Unilever and Mondi team up on green paper-based packaging solution
Unilever has worked with packaging solutions firm Mondi to develop high-barrier aluminium-free paper-based packaging for Unilever’s Colman’s dry Meal Maker and Sauces range. The material reduced plastic in the packaging, increased paper content, and replaced the previous unrecyclable multi-material laminate, ensuring recyclability in the UK paper waste stream, Mondi said.
The packaging has 85% paper content and an ultra-thin functional plastic layer that seals the packaging, and provides barrier protection for the food. Mondi and Unilever’s research and development teams identified this layer as the minimum acceptable protection needed to ensure a long shelf-life while maintaining high quality and reducing food waste.

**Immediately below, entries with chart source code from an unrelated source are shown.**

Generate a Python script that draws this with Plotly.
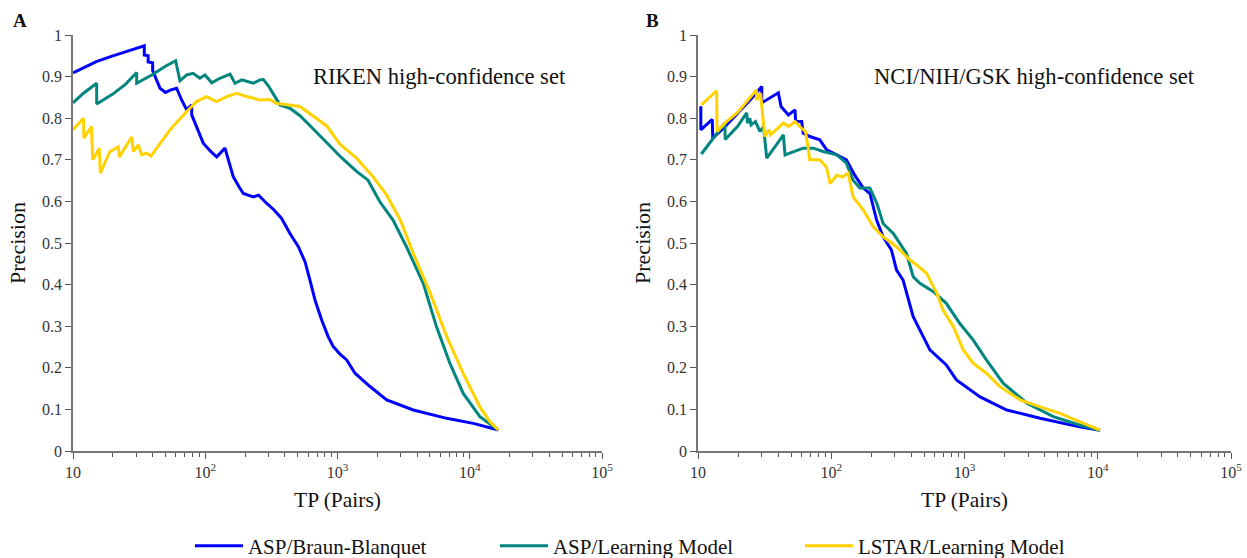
import plotly.graph_objects as go

# ---------------- Panel A: RIKEN high-confidence set ----------------
a_blue_x = [10, 12, 15, 20, 25, 30, 34.6, 34.6, 37, 37, 40, 40, 45.5, 50, 55, 60.8, 66, 72.4, 79, 79, 88, 96.6, 110, 122, 141, 152, 163, 180, 194, 231, 253, 292, 330, 378, 437, 506, 568, 619, 676, 759, 850, 929, 1050, 1174, 1356, 1761, 2355, 3742, 6695, 10640, 16440]
a_blue_y = [0.909, 0.922, 0.936, 0.950, 0.960, 0.968, 0.974, 0.952, 0.950, 0.935, 0.933, 0.915, 0.872, 0.862, 0.868, 0.872, 0.845, 0.820, 0.832, 0.808, 0.770, 0.740, 0.720, 0.707, 0.728, 0.690, 0.659, 0.635, 0.619, 0.611, 0.615, 0.595, 0.580, 0.559, 0.523, 0.491, 0.455, 0.411, 0.363, 0.315, 0.275, 0.251, 0.232, 0.219, 0.187, 0.155, 0.123, 0.0986, 0.0785, 0.0665, 0.0505]

a_teal_x = [10, 12, 15.1, 15.1, 20, 25, 30.3, 30.3, 40, 50, 59.7, 64.4, 72.4, 81, 91, 99.6, 112, 129, 154, 168, 189, 231, 259, 275, 300, 325, 367, 437, 520, 656, 826, 1073, 1393, 1702, 2090, 2630, 3320, 4450, 5600, 7070, 8900, 11930, 16440]
a_teal_y = [0.837, 0.860, 0.884, 0.834, 0.858, 0.882, 0.910, 0.884, 0.905, 0.925, 0.938, 0.890, 0.904, 0.908, 0.896, 0.904, 0.885, 0.896, 0.906, 0.884, 0.892, 0.884, 0.892, 0.893, 0.878, 0.860, 0.832, 0.824, 0.806, 0.774, 0.742, 0.705, 0.672, 0.651, 0.599, 0.555, 0.491, 0.403, 0.299, 0.211, 0.139, 0.0825, 0.0505]

a_yellow_x = [10, 12, 12.1, 13.8, 14.1, 15.8, 16.1, 19.0, 22.0, 22.4, 27.8, 28.6, 31.2, 33.0, 36, 39, 42.9, 54.1, 72.4, 86, 102, 122, 145, 173, 206, 259, 309, 345, 520, 826, 1040, 1393, 1860, 2355, 2990, 3740, 5030, 6700, 8900, 11930, 14200, 16440]
a_yellow_y = [0.772, 0.800, 0.752, 0.780, 0.700, 0.728, 0.668, 0.720, 0.731, 0.707, 0.755, 0.720, 0.736, 0.712, 0.716, 0.709, 0.728, 0.772, 0.816, 0.840, 0.852, 0.840, 0.852, 0.860, 0.852, 0.844, 0.845, 0.836, 0.828, 0.782, 0.738, 0.704, 0.659, 0.615, 0.555, 0.475, 0.379, 0.275, 0.187, 0.106, 0.0705, 0.0505]

# ---------------- Panel B: NCI/NIH/GSK high-confidence set ----------------
b_blue_x = [10.5, 10.5, 12.8, 12.9, 16, 20, 25, 30.1, 30.1, 40.1, 42, 47.7, 53.5, 54, 60, 61.6, 69, 82, 92.4, 110, 130, 150, 174, 195, 219, 245, 283, 309, 346, 412, 550, 730, 870, 1310, 2075, 3690, 7300, 10400]
b_blue_y = [0.829, 0.772, 0.797, 0.752, 0.780, 0.812, 0.846, 0.876, 0.837, 0.861, 0.828, 0.808, 0.820, 0.792, 0.792, 0.764, 0.756, 0.748, 0.724, 0.712, 0.700, 0.663, 0.632, 0.619, 0.555, 0.515, 0.483, 0.435, 0.411, 0.323, 0.243, 0.207, 0.171, 0.130, 0.0986, 0.0786, 0.058, 0.050]

b_teal_x = [10.6, 13, 15.9, 16, 20, 23.2, 23.5, 24.5, 25, 27, 29.2, 31, 32.8, 38, 43.7, 45, 52, 61.6, 73.3, 87, 110, 130, 146, 164, 195, 220, 245, 292, 367, 412, 463, 585, 730, 920, 1160, 1460, 1950, 2940, 4640, 7300, 10400]
b_teal_y = [0.714, 0.752, 0.789, 0.749, 0.782, 0.813, 0.788, 0.800, 0.784, 0.792, 0.768, 0.780, 0.704, 0.732, 0.760, 0.712, 0.720, 0.728, 0.728, 0.720, 0.712, 0.692, 0.651, 0.632, 0.632, 0.595, 0.547, 0.523, 0.475, 0.419, 0.403, 0.383, 0.355, 0.307, 0.267, 0.219, 0.163, 0.115, 0.0825, 0.0625, 0.050]

b_yellow_x = [10.6, 13.8, 13.9, 15.9, 20, 27.5, 27.6, 29.5, 31.7, 34, 35, 43.7, 48, 53.5, 58, 64, 67, 69, 82, 92, 98, 110, 122, 134, 146, 174, 207, 245, 309, 390, 438, 520, 620, 690, 825, 980, 1160, 1460, 1840, 2615, 3690, 5220, 7300, 10400]
b_yellow_y = [0.832, 0.866, 0.768, 0.788, 0.815, 0.868, 0.844, 0.860, 0.756, 0.772, 0.760, 0.788, 0.780, 0.792, 0.780, 0.768, 0.731, 0.700, 0.700, 0.683, 0.643, 0.663, 0.659, 0.668, 0.611, 0.579, 0.539, 0.515, 0.491, 0.459, 0.447, 0.427, 0.379, 0.339, 0.299, 0.243, 0.211, 0.187, 0.155, 0.123, 0.106, 0.0905, 0.0705, 0.050]

series_names = ["ASP/Braun-Blanquet", "ASP/Learning Model", "LSTAR/Learning Model"]
series_colors = ["#0000FF", "#00857F", "#FFD200"]

x_tickvals = [10, 100, 1000, 10000, 100000]
x_ticktext = ["10", "10<sup>2</sup>", "10<sup>3</sup>", "10<sup>4</sup>", "10<sup>5</sup>"]
x_minor = [m * 10 ** d for d in range(1, 5) for m in range(2, 10)]
y_tickvals = [0, 0.1, 0.2, 0.3, 0.4, 0.5, 0.6, 0.7, 0.8, 0.9, 1]
y_ticktext = ["0", "0.1", "0.2", "0.3", "0.4", "0.5", "0.6", "0.7", "0.8", "0.9", "1"]

panel_titles = ["RIKEN high-confidence set", "NCI/NIH/GSK high-confidence set"]
panel_letters = ["A", "B"]

FONT = "Liberation Serif"

fig = go.Figure()

panels = [
    ((a_blue_x, a_blue_y), (a_teal_x, a_teal_y), (a_yellow_x, a_yellow_y)),
    ((b_blue_x, b_blue_y), (b_teal_x, b_teal_y), (b_yellow_x, b_yellow_y)),
]
for p, data in enumerate(panels):
    xa = "x" if p == 0 else "x2"
    ya = "y" if p == 0 else "y2"
    for s, (xs, ys) in enumerate(data):
        fig.add_trace(go.Scatter(
            x=xs, y=ys, mode="lines", name=series_names[s],
            line=dict(color=series_colors[s], width=3),
            xaxis=xa, yaxis=ya, showlegend=(p == 0),
        ))

total_w = 1231 - 73
domA = [0, (602 - 73) / total_w]
domB = [(698 - 73) / total_w, 1]

common_x = dict(
    type="log", range=[1, 5], tickvals=x_tickvals, ticktext=x_ticktext,
    ticks="outside", ticklen=6, tickwidth=1, tickcolor="#555",
    showline=True, linecolor="#777", linewidth=1.5, showgrid=False, zeroline=False,
    minor=dict(tickvals=x_minor, ticks="outside", ticklen=4, tickcolor="#555", showgrid=False),
    tickfont=dict(family=FONT, size=16, color="#333"),
    title=dict(text="TP (Pairs)", font=dict(family=FONT, size=21.5, color="#111"), standoff=12),
)
common_y = dict(
    range=[0, 1], tickvals=y_tickvals, ticktext=y_ticktext,
    ticks="outside", ticklen=6, tickwidth=1, tickcolor="#555",
    showline=True, linecolor="#777", linewidth=1.5, showgrid=False, zeroline=False,
    tickfont=dict(family=FONT, size=16, color="#333"),
    title=dict(text="Precision", font=dict(family=FONT, size=22, color="#111"), standoff=10),
)

fig.update_layout(
    width=1247, height=558,
    margin=dict(l=73, r=16, t=35, b=107, autoexpand=False),
    paper_bgcolor="white", plot_bgcolor="white",
    xaxis=dict(domain=domA, anchor="y", **common_x),
    yaxis=dict(domain=[0, 1], anchor="x", **common_y),
    xaxis2=dict(domain=domB, anchor="y2", **common_x),
    yaxis2=dict(domain=[0, 1], anchor="x2", **common_y),
    showlegend=True,
    legend=dict(
        orientation="h", x=0.101, xanchor="left", xref="paper",
        y=(451 - 546) / 416, yanchor="middle", yref="paper",
        font=dict(family=FONT, size=21, color="#111"),
        entrywidth=242, entrywidthmode="pixels", itemwidth=48,
        bgcolor="rgba(0,0,0,0)",
    ),
    font=dict(family=FONT),
)

fig.add_annotation(text=panel_titles[0], x=(439 - 73) / total_w, y=(451 - 77) / 416,
                   xref="paper", yref="paper", showarrow=False, xanchor="center", yanchor="middle",
                   font=dict(family=FONT, size=22.6, color="#111"))
fig.add_annotation(text=panel_titles[1], x=(1034 - 73) / total_w, y=(451 - 77) / 416,
                   xref="paper", yref="paper", showarrow=False, xanchor="center", yanchor="middle",
                   font=dict(family=FONT, size=22.6, color="#111"))
fig.add_annotation(text="<b>" + panel_letters[0] + "</b>", x=(20 - 73) / total_w, y=(451 - 20) / 416,
                   xref="paper", yref="paper", showarrow=False, xanchor="center", yanchor="middle",
                   font=dict(family=FONT, size=19, color="#111"))
fig.add_annotation(text="<b>" + panel_letters[1] + "</b>", x=(652 - 73) / total_w, y=(451 - 20) / 416,
                   xref="paper", yref="paper", showarrow=False, xanchor="center", yanchor="middle",
                   font=dict(family=FONT, size=19, color="#111"))

fig.write_html("out.html")
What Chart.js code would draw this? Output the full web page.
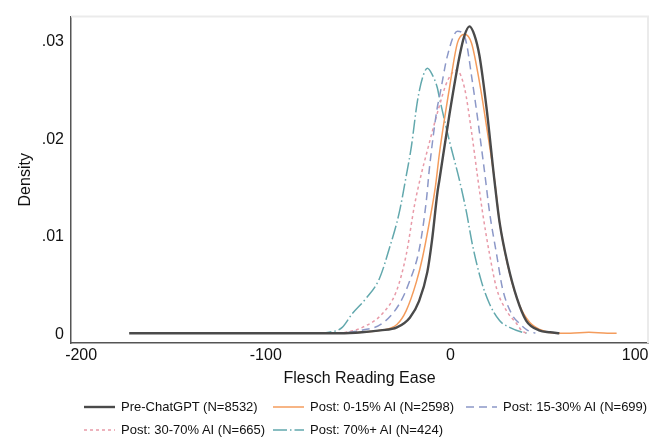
<!DOCTYPE html>
<html>
<head>
<meta charset="utf-8">
<script src="https://cdn.jsdelivr.net/npm/chart.js@4"></script>
<style>
  html, body { margin: 0; padding: 0; background: #fff; }
  #wrap { position: relative; width: 660px; height: 440px; }
  #legend { position: absolute; left: 0; top: 0; width: 660px; height: 440px; pointer-events: none;
            font-family: 'Liberation Sans', Arial, sans-serif; font-size: 13px; color: #111; }
  .item { position: absolute; height: 16px; line-height: 16px; white-space: nowrap; }
  .item svg { position: absolute; left: 0; top: 3px; }
  .item span { position: absolute; left: 37px; top: 0; }
</style>
</head>
<body>
<div id="wrap">
  <canvas id="c" width="660" height="440"></canvas>
  <div id="legend"></div>
</div>
<script>
// ---- Data ----
const seriesLabels = [
  'Pre-ChatGPT (N=8532)',
  'Post: 0-15% AI (N=2598)',
  'Post: 15-30% AI (N=699)',
  'Post: 30-70% AI (N=665)',
  'Post: 70%+ AI (N=424)'
];
const xTickValues = [-200, -100, 0, 100];
const yTickValues = [0, 0.01, 0.02, 0.03];

const preX = [-174, -120, -80, -60, -48, -38, -29, -22, -17, -12.5, -10, -7, -6, -0.5, 5, 7.5, 10.3, 13, 15.7, 19.5, 24, 26.6, 31, 36, 41, 48, 54, 59];
const preY = [0.0001, 0.0001, 0.0001, 0.0001, 0.0002, 0.0004, 0.0007, 0.0017, 0.0034, 0.0064, 0.0096, 0.0146, 0.0158, 0.0226, 0.0286, 0.0306, 0.0316, 0.0307, 0.0286, 0.0233, 0.0155, 0.0115, 0.0072, 0.0037, 0.0014, 0.0004, 0.0002, 0.0001];

const lowX = [-80, -60, -48, -38, -29, -24, -18.4, -15.2, -11.4, -8.1, -6, -0.5, 3.8, 7.6, 11.4, 15.7, 20, 24, 26.6, 32, 37.4, 43, 51, 59, 65, 75, 85, 90];
const lowY = [0.0001, 0.0001, 0.0002, 0.0004, 0.0010, 0.0024, 0.0054, 0.0078, 0.0115, 0.0152, 0.0185, 0.0253, 0.0299, 0.0308, 0.0299, 0.0259, 0.0208, 0.0157, 0.0115, 0.0063, 0.0030, 0.0012, 0.0003, 0.0001, 0.0001, 0.0002, 0.0001, 0.0001];

const midX = [-62, -55, -48, -37, -27.7, -22.2, -16.8, -13, -11.4, -7.1, -6, -1.6, 3.8, 7.6, 11.9, 18.4, 21.2, 25, 28.2, 33.1, 37.4, 41.8, 46];
const midY = [0.0001, 0.0002, 0.0004, 0.0011, 0.0031, 0.0054, 0.0088, 0.0138, 0.0170, 0.0233, 0.0243, 0.0286, 0.0311, 0.0306, 0.0259, 0.0168, 0.0125, 0.0082, 0.0047, 0.0021, 0.0011, 0.0004, 0.0001];

const highX = [-64, -56.4, -47.7, -36.9, -29.3, -23.9, -19.5, -15.7, -13, -6.5, -1.6, 3.3, 7.6, 11.4, 14.6, 17.4, 21.2, 25, 30.4, 35.8, 38.5, 41];
const highY = [0.0001, 0.0002, 0.0007, 0.0021, 0.0044, 0.0082, 0.0132, 0.0165, 0.0185, 0.0231, 0.0260, 0.0271, 0.0253, 0.0208, 0.0163, 0.0125, 0.0082, 0.0047, 0.0024, 0.0011, 0.0004, 0.0001];

const topX = [-72, -65.7, -58.6, -53.2, -45.6, -38.5, -33.1, -27.7, -23.9, -21.2, -17.9, -15, -12.5, -10, -7.1, -6, -0.5, 4.9, 8.7, 11.9, 16.8, 21.2, 26.6, 32, 39, 42];
const topY = [0.0001, 0.0002, 0.0007, 0.0021, 0.0037, 0.0057, 0.0088, 0.0125, 0.0163, 0.0192, 0.0239, 0.0264, 0.0273, 0.0267, 0.0253, 0.0243, 0.0198, 0.0158, 0.0125, 0.0092, 0.0054, 0.0031, 0.0014, 0.0007, 0.0002, 0.0001];

// ---- Styles ----
const styles = [
  { color: '#4a4a4a', width: 2.4, dash: [] },
  { color: '#f49c5c', width: 1.5, dash: [] },
  { color: '#8c98c8', width: 1.5, dash: [8, 5] },
  { color: '#e89aa8', width: 1.5, dash: [3, 3] },
  { color: '#62a8ad', width: 1.5, dash: [14, 3, 1.5, 3] }
];
const xs = [preX, lowX, midX, highX, topX];
const ys = [preY, lowY, midY, highY, topY];

function pts(xa, ya) { return xa.map((x, i) => ({ x: x, y: ya[i] })); }

const datasets = seriesLabels.map((lab, i) => ({
  label: lab,
  data: pts(xs[i], ys[i]),
  borderColor: styles[i].color,
  borderWidth: styles[i].width,
  borderDash: styles[i].dash,
  pointRadius: 0,
  fill: false,
  cubicInterpolationMode: 'monotone',
  order: i === 0 ? 0 : i
}));

const FONT = "'Liberation Sans', Arial, sans-serif";
Chart.defaults.font.family = FONT;
Chart.defaults.color = '#111';

const frame = {
  id: 'frame',
  beforeDatasetsDraw(chart) {
    const { ctx, chartArea: a } = chart;
    ctx.save();
    ctx.strokeStyle = '#ebebeb';
    ctx.lineWidth = 2;
    ctx.beginPath();
    ctx.moveTo(a.left, a.top);
    ctx.lineTo(a.right, a.top);
    ctx.lineTo(a.right, a.bottom);
    ctx.stroke();
    ctx.restore();
  }
};

new Chart(document.getElementById('c'), {
  type: 'line',
  data: { datasets: datasets },
  plugins: [frame],
  options: {
    responsive: false,
    animation: false,
    layout: { padding: { left: 0, top: 10, right: 12, bottom: 0 } },
    plugins: { legend: { display: false }, tooltip: { enabled: false } },
    scales: {
      x: {
        type: 'linear',
        min: -205.5,
        max: 107,
        grid: { display: false, drawTicks: false },
        border: { display: true, color: '#555', width: 1.5 },
        afterBuildTicks: s => { s.ticks = xTickValues.map(v => ({ value: v })); },
        afterFit: s => { s.height = 97; },
        ticks: { font: { size: 16 }, padding: 3, maxRotation: 0, callback: v => String(v) },
        title: { display: true, text: 'Flesch Reading Ease', font: { size: 16 }, padding: { top: 0, bottom: 52 } }
      },
      y: {
        type: 'linear',
        min: -0.0009,
        max: 0.0326,
        grid: { display: false, drawTicks: false },
        border: { display: true, color: '#555', width: 1.5 },
        afterBuildTicks: s => { s.ticks = yTickValues.map(v => ({ value: v })); },
        afterFit: s => { s.width = 71; },
        ticks: { font: { size: 16 }, padding: 7,
          callback: v => v === 0 ? '0' : String(Math.round(v * 100) / 100).replace(/^0/, '') },
        title: { display: true, text: 'Density', font: { size: 16 }, padding: { top: 16, bottom: 0 } }
      }
    }
  }
});

// ---- Legend (HTML, two rows in three columns) ----
const legendPos = [
  { left: 84, top: 399 }, { left: 273, top: 399 }, { left: 466, top: 399 },
  { left: 84, top: 422 }, { left: 273, top: 422 }
];
const legend = document.getElementById('legend');
seriesLabels.forEach((lab, i) => {
  const d = document.createElement('div');
  d.className = 'item';
  d.style.left = legendPos[i].left + 'px';
  d.style.top = legendPos[i].top + 'px';
  const st = styles[i];
  const dash = st.dash.length ? ` stroke-dasharray="${st.dash.join(' ')}"` : '';
  d.innerHTML = `<svg width="31" height="10"><line x1="0" y1="5" x2="31" y2="5" stroke="${st.color}" stroke-width="${st.width}"${dash}/></svg><span>${lab}</span>`;
  legend.appendChild(d);
});
</script>
</body>
</html>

Fikerte Woldegiorgis, foods marketing director, Unilever UK & Ireland said: “We are delighted to partner with Mondi to develop this recyclable paper packaging, becoming the first big brand within the category to do so. The new packaging, which uses a paper-base, ensures that shoppers can enjoy the same great tasting product they know and love, and now with the added benefit of being able to recycle the packs.”
Alternative oxygen barrier for food packaging
A research consortium at Wageningen University & Research (WUR) is working on an alternative to vaporised aluminium as an oxygen barrier for food and drink packaging, which is used for products such as coffee and crisps.
The new material uses a mix of positively and negatively charged polymers that form a dense protective layer against oxygen and do not require an energy-intensive layer-by-layer application. The discovery was the result of a collaboration between Wageningen University & Research, the University of Twente, BASF and AkzoNobel. Jiaying Li, a PhD student at the University of Twente, focused on polyelectrolytes, a type of polymer that is water-soluble.
“The gas-barrier features of these polymer-based coatings are at least equivalent to those of food packaging with aluminium coatings," said Jasper van der Gucht, professor of physical chemistry and soft matter at WUR. "Moreover, the potential environmental gain is big because polymer packaging is potential much easier to recycle.” Further research was needed to enhance aspects such as water resistance and mechanical stability. The new coating also had to be tested in packaging practice and its recyclability would have to be investigated, WUR said.
Packaging raw material costs (all data courtesy of Mintec)
EU cartonboard prices continued to rise during the second quarter of the year, supported by an increase in lead times, robust demand, and limited supply. As of June, the EU GD (pigment coated recycled) cartonboard price was up 1% month-on-month (m-o-m) at £626.60/tonne (t). High prices for feedstock recovered paper also added further upward pressure to prices. According to market participants, lead times for GD2 are around 12-16 weeks.
UK kraftliner prices continued to rally during the second quarter of the year, driven by brisk demand and scanter supply due to limited supply coming from Europe. This is in part due to post-Brexit red tape, making shipping to the UK more burdensome, but mainly due to a shortage of drivers impacting deliveries across the Channel. UK kraftliner 175g was trending at £640/t in June, 27% higher compared to the beginning of 2021.
EU prices for most linerboard rose in June, driven by high raw material costs amid limited supply. The average June price of French kraftliner 175g was up 6.3% m-o-m at €847/t, on the back of solid demand outstripping supply. According to market participants, kraftliner remains the scarcest type of corrugated case material, and delivery times continue to be stretched.